* **OBJECTIVE**:
Copy all of the material exactly. Pictures are not to appear in the copy.

* **DATA FOR THE TASK**:
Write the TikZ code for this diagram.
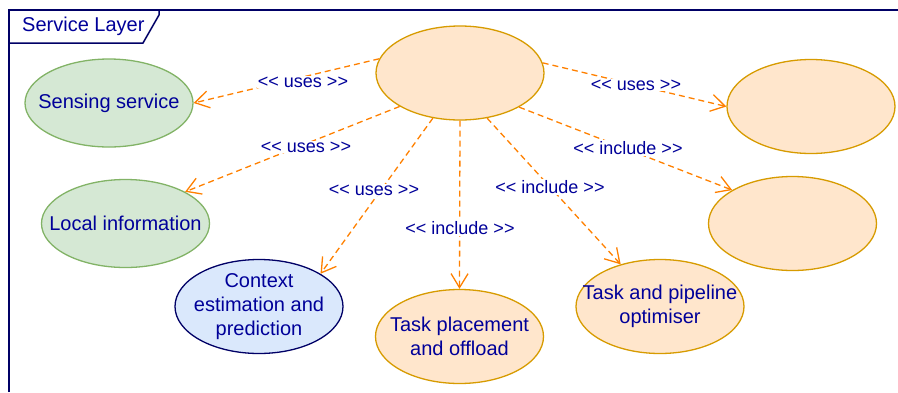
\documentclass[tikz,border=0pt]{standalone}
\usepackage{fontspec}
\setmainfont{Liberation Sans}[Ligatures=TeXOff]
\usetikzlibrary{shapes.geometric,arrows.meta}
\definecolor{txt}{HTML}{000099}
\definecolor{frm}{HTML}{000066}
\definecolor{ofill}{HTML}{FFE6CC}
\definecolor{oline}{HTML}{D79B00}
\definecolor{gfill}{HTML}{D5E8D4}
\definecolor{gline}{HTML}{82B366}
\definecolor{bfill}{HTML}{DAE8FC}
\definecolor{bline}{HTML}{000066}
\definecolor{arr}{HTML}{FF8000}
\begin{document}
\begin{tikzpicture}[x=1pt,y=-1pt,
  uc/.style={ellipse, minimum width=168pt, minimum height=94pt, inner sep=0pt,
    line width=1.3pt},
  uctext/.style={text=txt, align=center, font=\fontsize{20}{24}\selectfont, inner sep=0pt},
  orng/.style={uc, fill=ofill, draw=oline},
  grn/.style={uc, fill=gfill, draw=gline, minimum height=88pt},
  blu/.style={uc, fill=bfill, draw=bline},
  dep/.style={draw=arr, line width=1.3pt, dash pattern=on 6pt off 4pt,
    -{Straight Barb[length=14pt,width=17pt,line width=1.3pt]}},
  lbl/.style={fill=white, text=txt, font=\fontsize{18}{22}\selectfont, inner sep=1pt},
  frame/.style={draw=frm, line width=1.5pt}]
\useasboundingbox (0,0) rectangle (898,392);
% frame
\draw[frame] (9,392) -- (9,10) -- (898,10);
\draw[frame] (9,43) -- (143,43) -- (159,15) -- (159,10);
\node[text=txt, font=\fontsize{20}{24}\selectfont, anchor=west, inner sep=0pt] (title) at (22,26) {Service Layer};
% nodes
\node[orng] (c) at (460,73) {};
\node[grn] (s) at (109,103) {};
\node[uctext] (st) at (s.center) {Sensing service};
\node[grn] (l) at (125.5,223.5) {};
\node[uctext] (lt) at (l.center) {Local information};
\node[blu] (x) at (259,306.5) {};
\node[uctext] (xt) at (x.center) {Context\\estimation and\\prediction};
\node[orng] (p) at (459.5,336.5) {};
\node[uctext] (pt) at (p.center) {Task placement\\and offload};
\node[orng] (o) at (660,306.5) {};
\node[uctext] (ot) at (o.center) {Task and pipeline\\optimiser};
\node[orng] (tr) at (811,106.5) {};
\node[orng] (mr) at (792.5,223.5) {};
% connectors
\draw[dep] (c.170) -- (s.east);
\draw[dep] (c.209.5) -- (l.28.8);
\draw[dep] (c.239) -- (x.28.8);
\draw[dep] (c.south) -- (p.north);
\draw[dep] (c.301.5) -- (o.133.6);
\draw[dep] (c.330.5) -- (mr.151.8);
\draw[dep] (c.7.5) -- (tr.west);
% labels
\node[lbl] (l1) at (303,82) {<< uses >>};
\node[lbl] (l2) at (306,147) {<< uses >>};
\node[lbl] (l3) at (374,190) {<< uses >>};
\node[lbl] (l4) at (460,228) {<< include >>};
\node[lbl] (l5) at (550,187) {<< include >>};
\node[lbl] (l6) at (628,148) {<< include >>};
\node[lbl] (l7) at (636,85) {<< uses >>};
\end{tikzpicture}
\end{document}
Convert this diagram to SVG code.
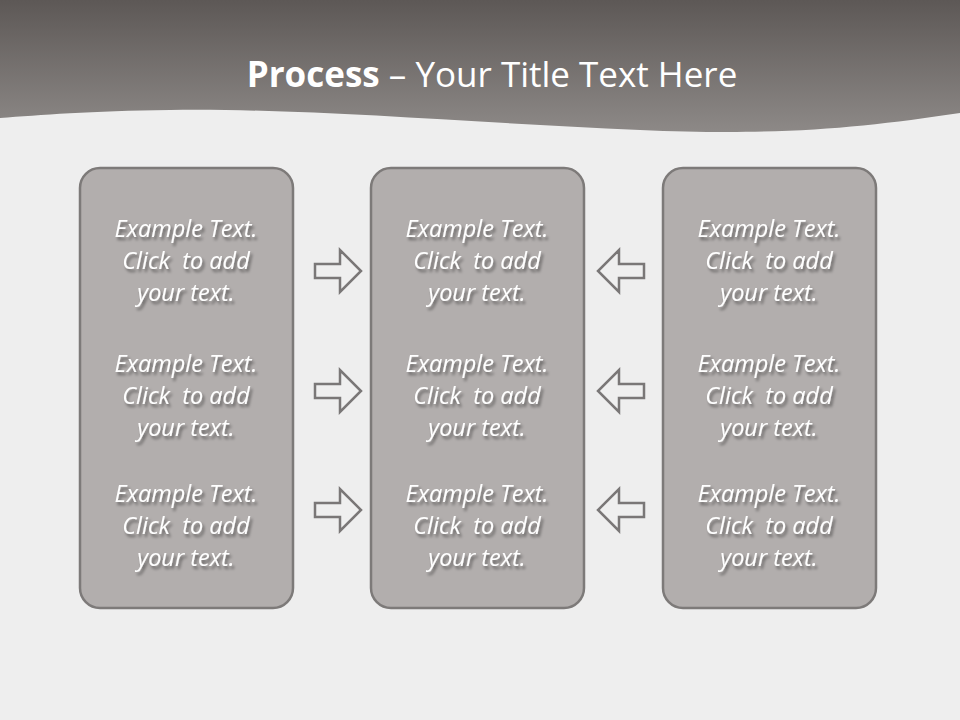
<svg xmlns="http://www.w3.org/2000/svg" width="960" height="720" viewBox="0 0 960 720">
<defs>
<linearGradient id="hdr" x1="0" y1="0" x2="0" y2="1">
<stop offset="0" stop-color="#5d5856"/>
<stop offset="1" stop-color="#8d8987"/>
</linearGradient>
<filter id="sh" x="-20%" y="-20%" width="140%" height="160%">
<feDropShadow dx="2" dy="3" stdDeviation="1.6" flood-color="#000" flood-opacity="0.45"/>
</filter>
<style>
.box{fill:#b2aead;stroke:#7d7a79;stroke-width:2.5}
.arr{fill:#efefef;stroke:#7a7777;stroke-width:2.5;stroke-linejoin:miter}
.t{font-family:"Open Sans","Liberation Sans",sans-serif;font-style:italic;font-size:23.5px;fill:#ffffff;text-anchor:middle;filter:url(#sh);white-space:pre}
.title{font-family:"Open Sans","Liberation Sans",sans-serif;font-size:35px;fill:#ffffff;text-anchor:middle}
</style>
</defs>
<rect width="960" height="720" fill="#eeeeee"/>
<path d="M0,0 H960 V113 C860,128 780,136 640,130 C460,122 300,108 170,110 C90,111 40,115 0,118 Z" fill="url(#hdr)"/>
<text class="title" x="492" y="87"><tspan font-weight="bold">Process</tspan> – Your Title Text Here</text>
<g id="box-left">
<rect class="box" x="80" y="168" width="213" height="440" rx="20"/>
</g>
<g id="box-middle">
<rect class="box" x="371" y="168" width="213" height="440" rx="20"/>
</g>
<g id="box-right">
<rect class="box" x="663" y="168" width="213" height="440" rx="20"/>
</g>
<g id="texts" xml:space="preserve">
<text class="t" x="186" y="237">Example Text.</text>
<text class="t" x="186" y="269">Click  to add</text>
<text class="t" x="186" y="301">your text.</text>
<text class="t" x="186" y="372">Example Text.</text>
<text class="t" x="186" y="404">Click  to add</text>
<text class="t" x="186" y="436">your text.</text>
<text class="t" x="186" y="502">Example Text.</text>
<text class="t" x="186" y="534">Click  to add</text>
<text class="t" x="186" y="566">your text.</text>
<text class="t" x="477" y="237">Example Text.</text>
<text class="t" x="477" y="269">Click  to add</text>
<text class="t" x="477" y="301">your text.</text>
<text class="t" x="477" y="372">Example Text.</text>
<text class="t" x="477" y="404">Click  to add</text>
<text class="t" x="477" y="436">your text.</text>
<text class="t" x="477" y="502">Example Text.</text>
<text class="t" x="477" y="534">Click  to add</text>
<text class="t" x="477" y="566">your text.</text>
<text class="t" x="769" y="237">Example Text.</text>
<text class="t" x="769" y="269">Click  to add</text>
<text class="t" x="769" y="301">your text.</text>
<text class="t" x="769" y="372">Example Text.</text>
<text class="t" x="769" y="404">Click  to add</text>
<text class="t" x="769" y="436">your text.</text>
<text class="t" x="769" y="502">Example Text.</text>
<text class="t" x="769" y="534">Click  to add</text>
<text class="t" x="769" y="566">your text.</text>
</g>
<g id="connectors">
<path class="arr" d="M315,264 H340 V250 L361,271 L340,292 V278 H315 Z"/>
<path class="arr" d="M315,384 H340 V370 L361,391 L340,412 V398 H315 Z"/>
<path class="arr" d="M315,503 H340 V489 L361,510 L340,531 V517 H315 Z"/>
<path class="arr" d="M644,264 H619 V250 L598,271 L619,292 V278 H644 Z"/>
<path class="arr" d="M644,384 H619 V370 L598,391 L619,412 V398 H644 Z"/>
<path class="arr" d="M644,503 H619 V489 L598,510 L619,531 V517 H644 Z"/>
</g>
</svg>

* **SOLUTION**:
Write the TikZ code for this diagram.
\documentclass[tikz,border=0pt]{standalone}
\usepackage{fontspec}
\setmainfont{Liberation Sans}[Ligatures=TeXOff]
\usetikzlibrary{shapes.geometric,arrows.meta}
\definecolor{txt}{HTML}{000099}
\definecolor{frm}{HTML}{000066}
\definecolor{ofill}{HTML}{FFE6CC}
\definecolor{oline}{HTML}{D79B00}
\definecolor{gfill}{HTML}{D5E8D4}
\definecolor{gline}{HTML}{82B366}
\definecolor{bfill}{HTML}{DAE8FC}
\definecolor{bline}{HTML}{000066}
\definecolor{arr}{HTML}{FF8000}
\begin{document}
\begin{tikzpicture}[x=1pt,y=-1pt,
  uc/.style={ellipse, minimum width=168pt, minimum height=94pt, inner sep=0pt,
    line width=1.3pt},
  uctext/.style={text=txt, align=center, font=\fontsize{20}{24}\selectfont, inner sep=0pt},
  orng/.style={uc, fill=ofill, draw=oline},
  grn/.style={uc, fill=gfill, draw=gline, minimum height=88pt},
  blu/.style={uc, fill=bfill, draw=bline},
  dep/.style={draw=arr, line width=1.3pt, dash pattern=on 6pt off 4pt,
    -{Straight Barb[length=14pt,width=17pt,line width=1.3pt]}},
  lbl/.style={fill=white, text=txt, font=\fontsize{18}{22}\selectfont, inner sep=1pt},
  frame/.style={draw=frm, line width=1.5pt}]
\useasboundingbox (0,0) rectangle (898,392);
% frame
\draw[frame] (9,392) -- (9,10) -- (898,10);
\draw[frame] (9,43) -- (143,43) -- (159,15) -- (159,10);
\node[text=txt, font=\fontsize{20}{24}\selectfont, anchor=west, inner sep=0pt] (title) at (22,26) {Service Layer};
% nodes
\node[orng] (c) at (460,73) {};
\node[grn] (s) at (109,103) {};
\node[uctext] (st) at (s.center) {Sensing service};
\node[grn] (l) at (125.5,223.5) {};
\node[uctext] (lt) at (l.center) {Local information};
\node[blu] (x) at (259,306.5) {};
\node[uctext] (xt) at (x.center) {Context\\estimation and\\prediction};
\node[orng] (p) at (459.5,336.5) {};
\node[uctext] (pt) at (p.center) {Task placement\\and offload};
\node[orng] (o) at (660,306.5) {};
\node[uctext] (ot) at (o.center) {Task and pipeline\\optimiser};
\node[orng] (tr) at (811,106.5) {};
\node[orng] (mr) at (792.5,223.5) {};
% connectors
\draw[dep] (c.170) -- (s.east);
\draw[dep] (c.209.5) -- (l.28.8);
\draw[dep] (c.239) -- (x.28.8);
\draw[dep] (c.south) -- (p.north);
\draw[dep] (c.301.5) -- (o.133.6);
\draw[dep] (c.330.5) -- (mr.151.8);
\draw[dep] (c.7.5) -- (tr.west);
% labels
\node[lbl] (l1) at (303,82) {<< uses >>};
\node[lbl] (l2) at (306,147) {<< uses >>};
\node[lbl] (l3) at (374,190) {<< uses >>};
\node[lbl] (l4) at (460,228) {<< include >>};
\node[lbl] (l5) at (550,187) {<< include >>};
\node[lbl] (l6) at (628,148) {<< include >>};
\node[lbl] (l7) at (636,85) {<< uses >>};
\end{tikzpicture}
\end{document}
Convert this diagram to SVG code.
<svg xmlns="http://www.w3.org/2000/svg" width="960" height="720" viewBox="0 0 960 720">
<defs>
<linearGradient id="hdr" x1="0" y1="0" x2="0" y2="1">
<stop offset="0" stop-color="#5d5856"/>
<stop offset="1" stop-color="#8d8987"/>
</linearGradient>
<filter id="sh" x="-20%" y="-20%" width="140%" height="160%">
<feDropShadow dx="2" dy="3" stdDeviation="1.6" flood-color="#000" flood-opacity="0.45"/>
</filter>
<style>
.box{fill:#b2aead;stroke:#7d7a79;stroke-width:2.5}
.arr{fill:#efefef;stroke:#7a7777;stroke-width:2.5;stroke-linejoin:miter}
.t{font-family:"Open Sans","Liberation Sans",sans-serif;font-style:italic;font-size:23.5px;fill:#ffffff;text-anchor:middle;filter:url(#sh);white-space:pre}
.title{font-family:"Open Sans","Liberation Sans",sans-serif;font-size:35px;fill:#ffffff;text-anchor:middle}
</style>
</defs>
<rect width="960" height="720" fill="#eeeeee"/>
<path d="M0,0 H960 V113 C860,128 780,136 640,130 C460,122 300,108 170,110 C90,111 40,115 0,118 Z" fill="url(#hdr)"/>
<text class="title" x="492" y="87"><tspan font-weight="bold">Process</tspan> – Your Title Text Here</text>
<g id="box-left">
<rect class="box" x="80" y="168" width="213" height="440" rx="20"/>
</g>
<g id="box-middle">
<rect class="box" x="371" y="168" width="213" height="440" rx="20"/>
</g>
<g id="box-right">
<rect class="box" x="663" y="168" width="213" height="440" rx="20"/>
</g>
<g id="texts" xml:space="preserve">
<text class="t" x="186" y="237">Example Text.</text>
<text class="t" x="186" y="269">Click  to add</text>
<text class="t" x="186" y="301">your text.</text>
<text class="t" x="186" y="372">Example Text.</text>
<text class="t" x="186" y="404">Click  to add</text>
<text class="t" x="186" y="436">your text.</text>
<text class="t" x="186" y="502">Example Text.</text>
<text class="t" x="186" y="534">Click  to add</text>
<text class="t" x="186" y="566">your text.</text>
<text class="t" x="477" y="237">Example Text.</text>
<text class="t" x="477" y="269">Click  to add</text>
<text class="t" x="477" y="301">your text.</text>
<text class="t" x="477" y="372">Example Text.</text>
<text class="t" x="477" y="404">Click  to add</text>
<text class="t" x="477" y="436">your text.</text>
<text class="t" x="477" y="502">Example Text.</text>
<text class="t" x="477" y="534">Click  to add</text>
<text class="t" x="477" y="566">your text.</text>
<text class="t" x="769" y="237">Example Text.</text>
<text class="t" x="769" y="269">Click  to add</text>
<text class="t" x="769" y="301">your text.</text>
<text class="t" x="769" y="372">Example Text.</text>
<text class="t" x="769" y="404">Click  to add</text>
<text class="t" x="769" y="436">your text.</text>
<text class="t" x="769" y="502">Example Text.</text>
<text class="t" x="769" y="534">Click  to add</text>
<text class="t" x="769" y="566">your text.</text>
</g>
<g id="connectors">
<path class="arr" d="M315,264 H340 V250 L361,271 L340,292 V278 H315 Z"/>
<path class="arr" d="M315,384 H340 V370 L361,391 L340,412 V398 H315 Z"/>
<path class="arr" d="M315,503 H340 V489 L361,510 L340,531 V517 H315 Z"/>
<path class="arr" d="M644,264 H619 V250 L598,271 L619,292 V278 H644 Z"/>
<path class="arr" d="M644,384 H619 V370 L598,391 L619,412 V398 H644 Z"/>
<path class="arr" d="M644,503 H619 V489 L598,510 L619,531 V517 H644 Z"/>
</g>
</svg>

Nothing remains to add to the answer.